Dataset records

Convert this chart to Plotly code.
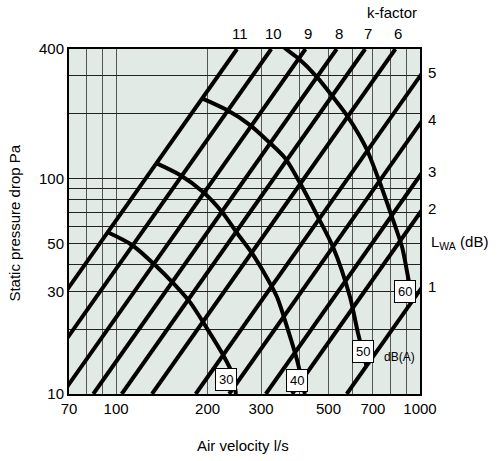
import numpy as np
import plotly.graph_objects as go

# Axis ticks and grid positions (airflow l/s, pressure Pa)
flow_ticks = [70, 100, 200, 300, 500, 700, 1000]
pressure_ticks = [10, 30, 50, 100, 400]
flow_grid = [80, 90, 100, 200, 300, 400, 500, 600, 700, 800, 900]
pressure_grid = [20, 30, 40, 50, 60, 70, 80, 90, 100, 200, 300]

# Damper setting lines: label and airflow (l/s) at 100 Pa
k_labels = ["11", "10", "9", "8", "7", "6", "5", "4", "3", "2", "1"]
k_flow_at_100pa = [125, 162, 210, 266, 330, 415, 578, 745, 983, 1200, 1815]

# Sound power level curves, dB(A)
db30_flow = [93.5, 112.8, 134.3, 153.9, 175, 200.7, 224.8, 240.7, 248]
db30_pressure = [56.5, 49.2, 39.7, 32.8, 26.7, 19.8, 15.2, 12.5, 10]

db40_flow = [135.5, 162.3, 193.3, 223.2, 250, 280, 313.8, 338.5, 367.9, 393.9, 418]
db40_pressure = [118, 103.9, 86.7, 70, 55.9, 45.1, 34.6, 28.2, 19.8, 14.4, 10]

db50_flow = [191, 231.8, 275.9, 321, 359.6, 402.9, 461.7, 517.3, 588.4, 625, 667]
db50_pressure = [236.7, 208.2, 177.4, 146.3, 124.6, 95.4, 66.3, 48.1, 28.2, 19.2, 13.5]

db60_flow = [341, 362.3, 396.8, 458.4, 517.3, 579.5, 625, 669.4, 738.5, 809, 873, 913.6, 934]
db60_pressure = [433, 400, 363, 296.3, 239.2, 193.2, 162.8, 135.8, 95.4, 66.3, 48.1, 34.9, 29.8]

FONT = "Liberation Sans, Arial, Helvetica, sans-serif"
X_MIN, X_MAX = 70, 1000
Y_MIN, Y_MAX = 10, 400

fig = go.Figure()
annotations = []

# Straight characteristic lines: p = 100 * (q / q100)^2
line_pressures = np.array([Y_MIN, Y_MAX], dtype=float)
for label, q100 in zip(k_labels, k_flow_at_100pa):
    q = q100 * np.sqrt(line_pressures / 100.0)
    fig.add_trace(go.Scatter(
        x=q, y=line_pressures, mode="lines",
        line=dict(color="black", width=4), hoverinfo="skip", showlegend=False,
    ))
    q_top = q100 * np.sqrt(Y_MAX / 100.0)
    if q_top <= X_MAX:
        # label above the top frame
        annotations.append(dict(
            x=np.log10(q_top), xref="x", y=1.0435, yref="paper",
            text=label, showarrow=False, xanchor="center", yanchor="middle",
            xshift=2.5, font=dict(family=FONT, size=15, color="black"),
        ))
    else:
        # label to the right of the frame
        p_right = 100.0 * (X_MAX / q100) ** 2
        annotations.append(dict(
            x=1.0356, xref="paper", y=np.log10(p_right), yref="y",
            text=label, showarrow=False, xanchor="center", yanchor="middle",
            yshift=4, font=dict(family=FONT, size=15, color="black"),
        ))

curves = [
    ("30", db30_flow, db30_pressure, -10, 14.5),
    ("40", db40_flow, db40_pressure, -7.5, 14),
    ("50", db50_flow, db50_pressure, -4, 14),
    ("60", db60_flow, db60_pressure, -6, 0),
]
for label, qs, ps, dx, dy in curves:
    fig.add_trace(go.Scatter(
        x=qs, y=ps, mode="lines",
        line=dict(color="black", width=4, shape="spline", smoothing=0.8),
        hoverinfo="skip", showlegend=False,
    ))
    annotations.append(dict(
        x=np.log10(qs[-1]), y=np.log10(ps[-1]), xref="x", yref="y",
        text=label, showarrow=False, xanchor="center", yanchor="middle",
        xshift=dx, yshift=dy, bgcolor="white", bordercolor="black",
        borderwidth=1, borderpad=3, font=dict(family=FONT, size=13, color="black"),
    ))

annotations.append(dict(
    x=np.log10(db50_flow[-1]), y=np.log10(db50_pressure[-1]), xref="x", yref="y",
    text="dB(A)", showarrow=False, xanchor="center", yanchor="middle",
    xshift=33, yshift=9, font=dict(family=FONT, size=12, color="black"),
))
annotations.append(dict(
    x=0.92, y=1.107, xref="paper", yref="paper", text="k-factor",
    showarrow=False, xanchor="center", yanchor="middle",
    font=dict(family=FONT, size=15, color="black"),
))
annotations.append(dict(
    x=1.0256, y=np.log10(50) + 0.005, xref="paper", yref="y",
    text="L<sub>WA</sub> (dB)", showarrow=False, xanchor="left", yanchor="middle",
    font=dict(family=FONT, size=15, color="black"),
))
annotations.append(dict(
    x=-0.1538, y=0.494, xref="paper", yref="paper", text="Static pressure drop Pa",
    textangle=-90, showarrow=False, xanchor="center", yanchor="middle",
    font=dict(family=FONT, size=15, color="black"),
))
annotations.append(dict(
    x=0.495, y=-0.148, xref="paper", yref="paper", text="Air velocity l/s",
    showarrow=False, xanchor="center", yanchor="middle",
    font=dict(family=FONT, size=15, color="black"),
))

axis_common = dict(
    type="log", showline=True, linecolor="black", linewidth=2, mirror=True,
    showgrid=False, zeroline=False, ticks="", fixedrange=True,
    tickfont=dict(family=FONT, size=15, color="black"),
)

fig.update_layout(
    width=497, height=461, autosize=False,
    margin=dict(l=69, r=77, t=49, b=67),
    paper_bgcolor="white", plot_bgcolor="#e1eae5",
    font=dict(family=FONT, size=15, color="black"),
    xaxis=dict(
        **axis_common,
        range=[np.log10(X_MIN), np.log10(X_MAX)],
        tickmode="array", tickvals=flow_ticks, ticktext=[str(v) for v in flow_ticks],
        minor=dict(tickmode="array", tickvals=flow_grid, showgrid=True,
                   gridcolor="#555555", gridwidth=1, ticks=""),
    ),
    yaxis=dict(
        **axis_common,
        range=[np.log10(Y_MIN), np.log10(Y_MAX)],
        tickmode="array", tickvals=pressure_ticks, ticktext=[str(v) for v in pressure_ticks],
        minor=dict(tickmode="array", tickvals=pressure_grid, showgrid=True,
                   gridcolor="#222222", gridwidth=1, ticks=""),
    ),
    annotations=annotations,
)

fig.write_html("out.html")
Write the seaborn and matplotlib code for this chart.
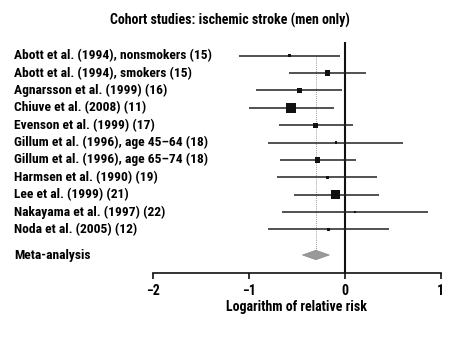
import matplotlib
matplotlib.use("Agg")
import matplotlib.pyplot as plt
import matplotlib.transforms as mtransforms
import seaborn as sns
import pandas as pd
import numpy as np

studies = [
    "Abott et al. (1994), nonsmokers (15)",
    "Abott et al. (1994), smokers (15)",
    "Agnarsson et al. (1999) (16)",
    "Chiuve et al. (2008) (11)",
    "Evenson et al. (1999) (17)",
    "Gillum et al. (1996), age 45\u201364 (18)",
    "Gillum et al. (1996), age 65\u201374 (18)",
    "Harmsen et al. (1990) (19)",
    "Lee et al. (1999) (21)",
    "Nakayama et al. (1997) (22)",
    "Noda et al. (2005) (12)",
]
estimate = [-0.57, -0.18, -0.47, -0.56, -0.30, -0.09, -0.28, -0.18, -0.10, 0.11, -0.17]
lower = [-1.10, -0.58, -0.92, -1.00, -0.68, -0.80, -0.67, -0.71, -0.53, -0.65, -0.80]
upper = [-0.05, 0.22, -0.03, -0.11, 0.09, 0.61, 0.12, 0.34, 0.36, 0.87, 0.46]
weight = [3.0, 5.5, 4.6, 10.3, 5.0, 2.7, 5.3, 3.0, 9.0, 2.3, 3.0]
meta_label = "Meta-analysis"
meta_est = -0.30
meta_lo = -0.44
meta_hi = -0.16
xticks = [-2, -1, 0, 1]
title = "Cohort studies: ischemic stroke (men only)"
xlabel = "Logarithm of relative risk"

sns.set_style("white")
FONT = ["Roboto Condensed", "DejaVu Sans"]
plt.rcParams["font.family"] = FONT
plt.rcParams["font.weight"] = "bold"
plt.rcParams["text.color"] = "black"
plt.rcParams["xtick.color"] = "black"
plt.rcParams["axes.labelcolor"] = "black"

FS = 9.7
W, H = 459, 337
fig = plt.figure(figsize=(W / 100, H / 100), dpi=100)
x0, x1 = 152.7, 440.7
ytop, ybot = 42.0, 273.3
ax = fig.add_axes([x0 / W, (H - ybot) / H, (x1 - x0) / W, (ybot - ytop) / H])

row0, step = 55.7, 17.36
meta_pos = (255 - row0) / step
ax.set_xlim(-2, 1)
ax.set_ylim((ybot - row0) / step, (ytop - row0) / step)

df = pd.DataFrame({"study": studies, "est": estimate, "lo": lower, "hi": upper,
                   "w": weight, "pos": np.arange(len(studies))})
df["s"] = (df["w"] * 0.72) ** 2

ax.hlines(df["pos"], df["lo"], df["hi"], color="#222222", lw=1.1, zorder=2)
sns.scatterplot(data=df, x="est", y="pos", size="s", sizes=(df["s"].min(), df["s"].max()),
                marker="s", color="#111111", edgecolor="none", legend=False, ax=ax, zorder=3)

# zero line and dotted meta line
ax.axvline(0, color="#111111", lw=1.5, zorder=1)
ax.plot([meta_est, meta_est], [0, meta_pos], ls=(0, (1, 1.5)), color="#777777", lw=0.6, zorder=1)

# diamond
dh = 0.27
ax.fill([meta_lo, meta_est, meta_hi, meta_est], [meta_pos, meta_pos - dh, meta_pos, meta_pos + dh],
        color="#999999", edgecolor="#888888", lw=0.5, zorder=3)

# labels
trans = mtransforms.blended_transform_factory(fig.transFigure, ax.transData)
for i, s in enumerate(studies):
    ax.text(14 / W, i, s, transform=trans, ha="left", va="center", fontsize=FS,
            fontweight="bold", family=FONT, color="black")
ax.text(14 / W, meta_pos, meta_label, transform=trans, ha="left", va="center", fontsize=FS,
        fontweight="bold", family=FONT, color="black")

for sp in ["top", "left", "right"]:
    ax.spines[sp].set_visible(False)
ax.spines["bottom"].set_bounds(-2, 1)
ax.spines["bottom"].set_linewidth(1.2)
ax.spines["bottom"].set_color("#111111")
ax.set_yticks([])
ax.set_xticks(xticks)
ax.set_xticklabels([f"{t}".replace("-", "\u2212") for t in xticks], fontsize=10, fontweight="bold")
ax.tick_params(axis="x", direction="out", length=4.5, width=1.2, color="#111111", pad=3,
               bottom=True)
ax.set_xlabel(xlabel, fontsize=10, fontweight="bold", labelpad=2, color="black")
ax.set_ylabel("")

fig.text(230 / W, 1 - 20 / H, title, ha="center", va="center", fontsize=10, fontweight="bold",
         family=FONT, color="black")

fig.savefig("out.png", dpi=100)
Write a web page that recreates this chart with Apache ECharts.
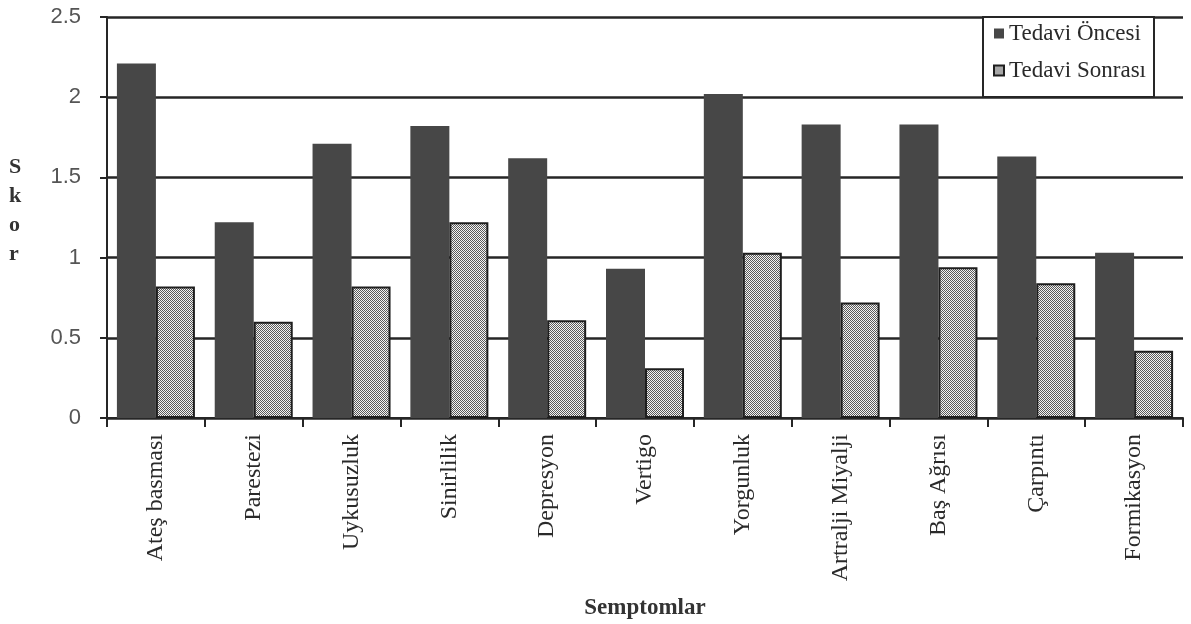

#### WHAT YOU ARE ASKED TO DO
Return nothing but the lines running from the start of the data to the line with "annotations = []", please, both ends included and no pictures.

#### SOLUTION TO THIS EXERCISE
Convert this chart to Plotly code.
import numpy as np
import plotly.graph_objects as go

# Axis ticks and grid positions (airflow l/s, pressure Pa)
flow_ticks = [70, 100, 200, 300, 500, 700, 1000]
pressure_ticks = [10, 30, 50, 100, 400]
flow_grid = [80, 90, 100, 200, 300, 400, 500, 600, 700, 800, 900]
pressure_grid = [20, 30, 40, 50, 60, 70, 80, 90, 100, 200, 300]

# Damper setting lines: label and airflow (l/s) at 100 Pa
k_labels = ["11", "10", "9", "8", "7", "6", "5", "4", "3", "2", "1"]
k_flow_at_100pa = [125, 162, 210, 266, 330, 415, 578, 745, 983, 1200, 1815]

# Sound power level curves, dB(A)
db30_flow = [93.5, 112.8, 134.3, 153.9, 175, 200.7, 224.8, 240.7, 248]
db30_pressure = [56.5, 49.2, 39.7, 32.8, 26.7, 19.8, 15.2, 12.5, 10]

db40_flow = [135.5, 162.3, 193.3, 223.2, 250, 280, 313.8, 338.5, 367.9, 393.9, 418]
db40_pressure = [118, 103.9, 86.7, 70, 55.9, 45.1, 34.6, 28.2, 19.8, 14.4, 10]

db50_flow = [191, 231.8, 275.9, 321, 359.6, 402.9, 461.7, 517.3, 588.4, 625, 667]
db50_pressure = [236.7, 208.2, 177.4, 146.3, 124.6, 95.4, 66.3, 48.1, 28.2, 19.2, 13.5]

db60_flow = [341, 362.3, 396.8, 458.4, 517.3, 579.5, 625, 669.4, 738.5, 809, 873, 913.6, 934]
db60_pressure = [433, 400, 363, 296.3, 239.2, 193.2, 162.8, 135.8, 95.4, 66.3, 48.1, 34.9, 29.8]

FONT = "Liberation Sans, Arial, Helvetica, sans-serif"
X_MIN, X_MAX = 70, 1000
Y_MIN, Y_MAX = 10, 400

fig = go.Figure()
annotations = []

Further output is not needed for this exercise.